As someone who struggles with acronyms and prone to feeling like an imposter when faced with enthused, techno-speaking managers & evangelists, I find these plain, simple words to be oddly comforting.

Stories about failure

Least Wrong

I started my working life as a civil engineer. The job was hard and things rarely went to plan. The challenge was to make difficult and often conflicting requirements ‘least wrong’ in a way that was acceptable and fit-for-purpose rather than strive for a perfection that would never happen and cost the project & the client dearly should we ever try.

Psychological Safety

These days I find myself in the Brave New World of tech startups where evangelists and founders lead us on epic missions to disrupt billion dollar markets using the latest cutting-edge techology. The passion is real but sometimes the proactive enthusiam can seem cult-like than just a group of ordinary people trying to build something extraordinary.

Those less able to rattle off jargon like bullets out of a machine gun can be left feeling like they’re failing.
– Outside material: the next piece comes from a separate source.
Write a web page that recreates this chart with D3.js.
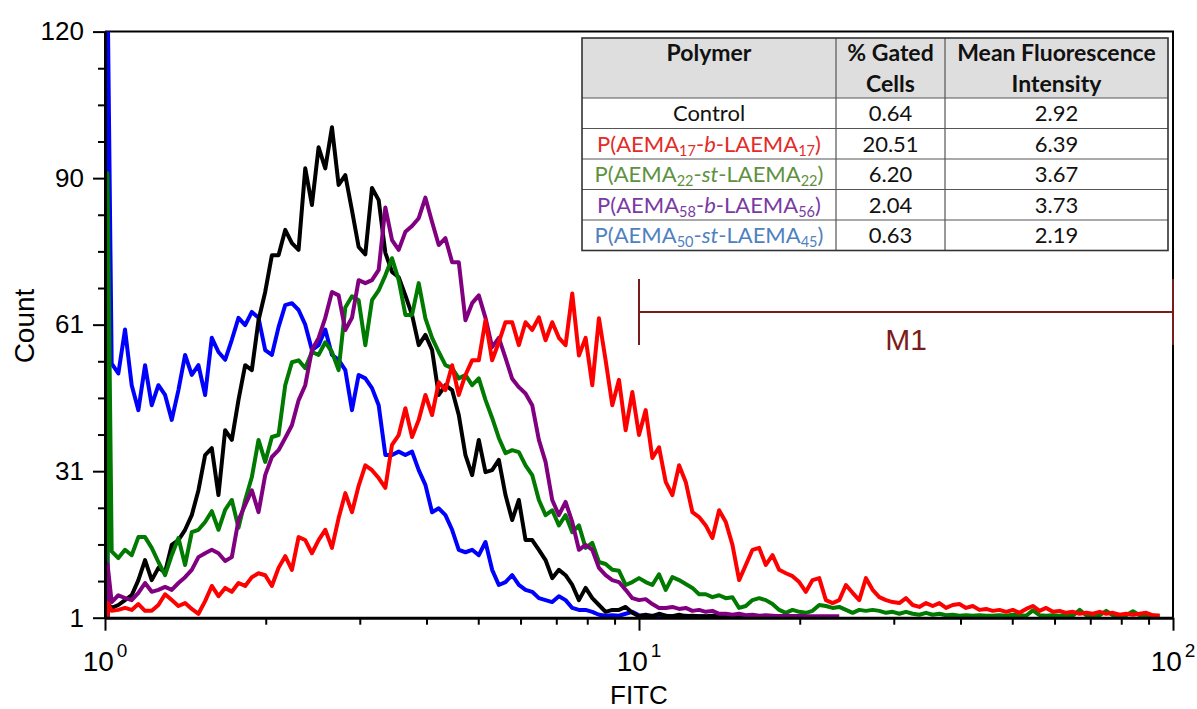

We use phrases like “psychological safety” to give people space where they can open up about their fears, where they’re struggling or if there’s something they just don’t understand but Startups come with many pressures and whilst the intention to give people safe spaces may be genuine all too often it doesn’t feel that genuine to those that need it.

Celebrate failure

It’s almost impossible to build anything without getting things wrong. The stories I remember most from the construction industry were all those “Doh!!!” moments where things went wrong, someone was red-faced for a while and we all pitched-in to get things right again.

Tech fails is less a psychologically safe confessional and more a place to learn, laugh and generally celebrate failure because it’s our imperfections that make us human and that’s a good thing.